Specific conditions outlined in Jewish law had to be considered by the Sanhedrin before reinstating this mitzvah. Unlike most Torah commandments being observed today which are incumbent on an individual, the Jubilee is a national mitzvah. Its observance is dependant upon most of Israel being in the land of Israel. Therefore, when the Jews returned from Babylonian Exile since many chose to remain in the Diaspora, the Jubilee was not observed. For the same reason, the Jubilee was not observed in modern Israel.
This all changed in 2016 when the Sanhedrin ruled that the conditions for counting the Jubilee existed. Observance of the Jubilee is dependant upon most of Israel being in the land of Israel. To begin counting the Jubilee last year, the Sanhedrin, as a bet din (rabbinic court), ruled that the Jews have returned to inherit the land as a nation, and not just as individuals. This requires at least 600,000 Jews, equal to the number of Israelites that returned to Israel from Egypt under Joshua.
Performing the Mitzvah
The commandment is performed by reciting the following blessing:
ברוך אתה יי אלוהינו מלך העולם אשר קידשנו במיצותיו וצונו על ספירת שמיטים ויובלות
Baruch Atah Adonai Elohenu Melech Ha-olam, Asher Kidshanu B’Mitsvotav, V’Tsivanu Al Sfirat Shemittim v’Yovalot.
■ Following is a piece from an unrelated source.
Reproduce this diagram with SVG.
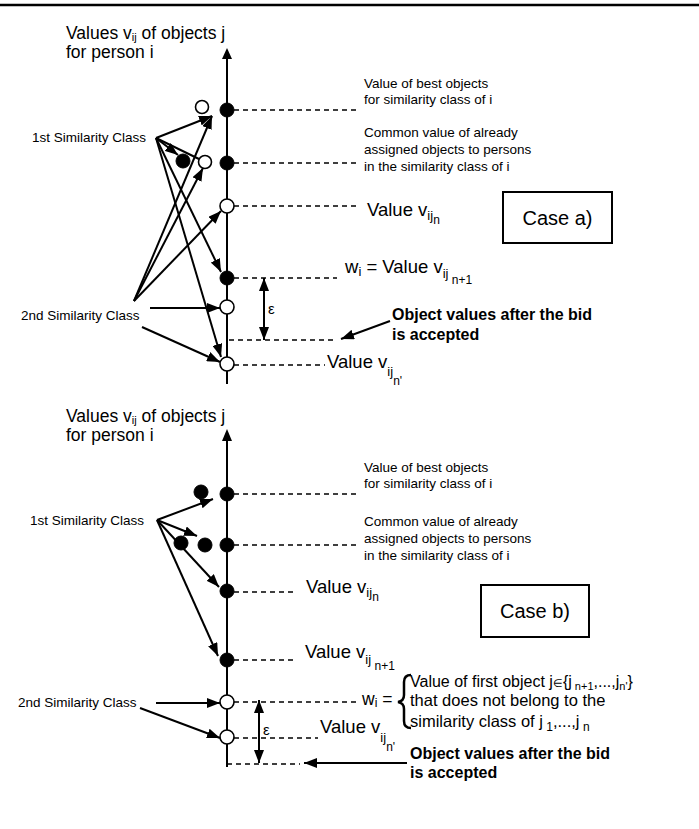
<svg xmlns="http://www.w3.org/2000/svg" width="699" height="829" viewBox="0 0 699 829">
<style>
.ax{stroke:#000;stroke-width:2;fill:none}
.ds{stroke:#000;stroke-width:1.3;stroke-dasharray:5 4;fill:none}
.cn{stroke:#000;stroke-width:2;fill:none;marker-end:url(#ah)}
.ln{stroke:#000;stroke-width:2;fill:none}
.dbl{stroke:#000;stroke-width:2;fill:none;marker-start:url(#ah2);marker-end:url(#ah2)}
.fn{fill:#000;stroke:#000;stroke-width:1}
.on{fill:#fff;stroke:#000;stroke-width:1.6}
.t{font-family:"Liberation Sans",Arial,Helvetica,sans-serif;fill:#000}
.s13{font-size:13.5px}
.s17{font-size:17.5px}
.s18{font-size:18.5px}
.b16{font-size:16px;font-weight:bold}
.box{fill:none;stroke:#000;stroke-width:2}
</style>
<defs>
<marker id="ah" markerUnits="userSpaceOnUse" markerWidth="14" markerHeight="10" refX="13" refY="5" orient="auto"><path d="M0,0 L13,5 L0,10 Z" fill="#000"/></marker>
<marker id="ah2" markerUnits="userSpaceOnUse" markerWidth="14" markerHeight="10" refX="13" refY="5" orient="auto-start-reverse"><path d="M0,0 L13,5 L0,10 Z" fill="#000"/></marker>
</defs>
<rect x="0" y="0" width="699" height="829" fill="#fff"/>
<line x1="0" y1="5" x2="699" y2="5" stroke="#000" stroke-width="2.5"/>

<!-- ===== Case a ===== -->
<g id="axis-a">
<line class="ax" x1="227" y1="57" x2="227" y2="384"/>
<path d="M227,48 L232,59 L222,59 Z" fill="#000"/>
<text class="t s17" x="66" y="39">Values v<tspan font-size="11" dy="2">ij</tspan><tspan dy="-2"> of objects j</tspan></text>
<text class="t s17" x="66" y="58">for person i</text>
</g>
<g id="guides-a">
<line class="ds" x1="234" y1="110" x2="357" y2="110"/>
<line class="ds" x1="234" y1="163" x2="357" y2="163"/>
<line class="ds" x1="234" y1="206" x2="357" y2="206"/>
<line class="ds" x1="234" y1="278" x2="337" y2="278"/>
<line class="ds" x1="229" y1="340" x2="335" y2="340"/>
<line class="ds" x1="234" y1="365" x2="325" y2="365"/>
</g>
<g id="labels-a">
<text class="t s13" x="364" y="88">Value of best objects</text>
<text class="t s13" x="364" y="104">for similarity class of i</text>
<text class="t s13" x="364" y="137">Common value of already</text>
<text class="t s13" x="364" y="154">assigned objects to persons</text>
<text class="t s13" x="364" y="171">in the similarity class of i</text>
<text class="t s18" x="367" y="216">Value v<tspan font-size="13" dy="4">ij</tspan><tspan font-size="12" dy="4">n</tspan></text>
<text class="t s18" x="345" y="273">w<tspan font-size="13" dy="3">i</tspan><tspan dy="-3"> = Value v</tspan><tspan font-size="13" dy="5">ij</tspan><tspan font-size="12" dy="6"> n+1</tspan></text>
<text class="t s18" x="327" y="368">Value v<tspan font-size="13" dy="8">ij</tspan><tspan font-size="12" dy="9">n'</tspan></text>
<text class="t b16" x="392" y="320">Object values after the bid</text>
<text class="t b16" x="392" y="340">is accepted</text>
<text class="t s13" x="32" y="142">1st Similarity Class</text>
<text class="t s13" x="21" y="320">2nd Similarity Class</text>
<text class="t" font-size="15" x="268" y="314">ε</text>
</g>
<g id="case-a-box">
<rect class="box" x="503" y="192" width="109" height="51"/>
<text class="t" font-size="20" x="557.5" y="225" text-anchor="middle">Case a)</text>
</g>
<g id="nodes-a">
<g id="a1"><circle class="fn" cx="227" cy="110" r="7"/></g>
<g id="a1o"><circle class="on" cx="202" cy="107" r="6.5"/></g>
<g id="a2"><circle class="fn" cx="227" cy="163" r="7"/></g>
<g id="a2o"><circle class="on" cx="205" cy="162" r="6.5"/></g>
<g id="a2f"><circle class="fn" cx="183" cy="161" r="7"/></g>
<g id="a3"><circle class="on" cx="227" cy="206" r="7"/></g>
<g id="a4"><circle class="fn" cx="227" cy="278" r="7"/></g>
<g id="a5"><circle class="on" cx="227" cy="307" r="7"/></g>
<g id="a6"><circle class="on" cx="227" cy="364" r="7"/></g>
</g>
<g id="connectors-a">
<line class="cn" x1="156" y1="138" x2="212" y2="116"/>
<line class="cn" x1="156" y1="138" x2="178" y2="155"/>
<line class="ln" x1="156" y1="138" x2="199" y2="159"/>
<line class="cn" x1="156" y1="138" x2="221" y2="272"/>
<line class="cn" x1="156" y1="138" x2="221" y2="357"/>
<line class="cn" x1="134" y1="301" x2="212" y2="116"/>
<line class="cn" x1="134" y1="301" x2="203" y2="168"/>
<line class="cn" x1="134" y1="301" x2="221" y2="211"/>
<line class="cn" x1="150" y1="308" x2="220" y2="308"/>
<line class="cn" x1="142" y1="327" x2="220" y2="362"/>
<line class="cn" x1="390" y1="321" x2="341" y2="339"/>
<line class="dbl" x1="264" y1="278" x2="264" y2="340"/>
</g>

<!-- ===== Case b ===== -->
<g id="axis-b">
<line class="ax" x1="227" y1="438" x2="227" y2="767"/>
<path d="M227,429 L232,441 L222,441 Z" fill="#000"/>
<text class="t s17" x="66" y="422">Values v<tspan font-size="11" dy="2">ij</tspan><tspan dy="-2"> of objects j</tspan></text>
<text class="t s17" x="66" y="441">for person i</text>
</g>
<g id="guides-b">
<line class="ds" x1="234" y1="494" x2="357" y2="494"/>
<line class="ds" x1="234" y1="545" x2="357" y2="545"/>
<line class="ds" x1="234" y1="592" x2="297" y2="592"/>
<line class="ds" x1="234" y1="660" x2="297" y2="660"/>
<line class="ds" x1="234" y1="702" x2="356" y2="702"/>
<line class="ds" x1="234" y1="738" x2="318" y2="738"/>
<line class="ds" x1="227" y1="764" x2="300" y2="764"/>
</g>
<g id="labels-b">
<text class="t s13" x="364" y="472">Value of best objects</text>
<text class="t s13" x="364" y="488">for similarity class of i</text>
<text class="t s13" x="364" y="526">Common value of already</text>
<text class="t s13" x="364" y="543">assigned objects to persons</text>
<text class="t s13" x="364" y="560">in the similarity class of i</text>
<text class="t s18" x="306" y="593">Value v<tspan font-size="13" dy="4">ij</tspan><tspan font-size="12" dy="4">n</tspan></text>
<text class="t s18" x="305" y="658">Value v<tspan font-size="13" dy="6">ij</tspan><tspan font-size="12" dy="6"> n+1</tspan></text>
<text class="t s17" x="362" y="705">w<tspan font-size="12" dy="2">i</tspan><tspan dy="-2"> =</tspan></text>
<path d="M411,675 Q404,675 404,682 L404,695 Q404,701 398,702 Q404,703 404,709 L404,721 Q404,728 411,728" fill="none" stroke="#000" stroke-width="2.5"/>
<text class="t" font-size="16" x="410" y="687">Value of first object j<tspan font-size="11">∈</tspan>{j<tspan font-size="11" dy="3"> n+1</tspan><tspan dy="-3">,...,j</tspan><tspan font-size="11" dy="3">n'</tspan><tspan dy="-3">}</tspan></text>
<text class="t" font-size="16.5" x="410" y="706">that does not belong to the</text>
<text class="t" font-size="16.5" x="410" y="727">similarity class of j<tspan font-size="12" dy="4"> 1</tspan><tspan dy="-4">,...,j</tspan><tspan font-size="12" dy="4"> n</tspan></text>
<text class="t s18" x="320" y="733">Value v<tspan font-size="13" dy="9">ij</tspan><tspan font-size="12" dy="9">n'</tspan></text>
<text class="t b16" x="410" y="759">Object values after the bid</text>
<text class="t b16" x="410" y="778">is accepted</text>
<text class="t s13" x="30" y="525">1st Similarity Class</text>
<text class="t s13" x="18" y="707">2nd Similarity Class</text>
<text class="t" font-size="15" x="263" y="735">ε</text>
</g>
<g id="case-b-box">
<rect class="box" x="481" y="585" width="108" height="52"/>
<text class="t" font-size="20" x="535" y="618" text-anchor="middle">Case b)</text>
</g>
<g id="nodes-b">
<g id="b1"><circle class="fn" cx="227" cy="494" r="7"/></g>
<g id="b1f"><circle class="fn" cx="201" cy="492" r="7"/></g>
<g id="b2"><circle class="fn" cx="227" cy="545" r="7"/></g>
<g id="b2f"><circle class="fn" cx="205" cy="545" r="7"/></g>
<g id="b2g"><circle class="fn" cx="181" cy="543" r="7"/></g>
<g id="b3"><circle class="fn" cx="227" cy="591" r="7"/></g>
<g id="b4"><circle class="fn" cx="227" cy="660" r="7"/></g>
<g id="b5"><circle class="on" cx="227" cy="702" r="7"/></g>
<g id="b6"><circle class="on" cx="227" cy="737" r="7"/></g>
</g>
<g id="connectors-b">
<line class="cn" x1="157" y1="520" x2="213" y2="499"/>
<line class="cn" x1="157" y1="520" x2="197" y2="536"/>
<line class="cn" x1="157" y1="520" x2="219" y2="587"/>
<line class="cn" x1="157" y1="520" x2="218" y2="656"/>
<line class="cn" x1="156" y1="703" x2="220" y2="703"/>
<line class="cn" x1="140" y1="708" x2="220" y2="738"/>
<line class="cn" x1="407" y1="763" x2="304" y2="763"/>
<line class="dbl" x1="259" y1="700" x2="259" y2="763"/>
</g>
</svg>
Blessed art thou, Ruler of the Universe, who sanctifies us in his commandments, and has commanded us to count the sabbaticals and the Jubilees.
.השנה הזאת היא השנה השלישית ליובל הראשון והשנה השישית לשמיטה ראשונה ביובל הראשון
Hashana HaZot Hee Hashanna Hachamisha La’Yovel Harishon v’Hashanna Hashnia LaShmitta Rishon Bayovel Harishon.
This year is the sixth year of the first Jubilee, and the sixth year for the first sabbatical in the first Jubilee.
Jubilee: From Creation to Messiah
It is interesting to note that despite the initiation of the Shemitah year being determined by the actions of the Jews, it worked out that the first Shemitah year was a multiple of seven since the creation of the world, according to the Jewish calendar. The year after the destruction of the Second Temple, 3829, was also known to be a Shemitah year, 547 seven-year cycles since the creation of the world. The current Hebrew year is 5780; precisely 825 Shemitah cycles plus five years.
According to Jewish tradition, the re-establishment of the Biblically-mandated Jubilee year is part of the messianic process.
“On that day, will I raise up the fallen booth (Sukkah) of David.” Amos 9:11
This verse comes in the context of a prophecy about God bringing the nation of Israel back from exile among the nations. Amidst descriptions of the days preceding the Messiah, the Babylonian Talmud in the Tractate of Sanhedrin, 97a, explains the verse from Amos and its implications.
“As it is written, in that day I will raise up the tabernacle of David that is fallen. Our Rabbis taught: in the seven-year cycle at the end of which the son of David will come-in the first year, this verse will be fulfilled.”
The Talmud is saying explicitly that the Messiah will come in the first year after the Shemitah.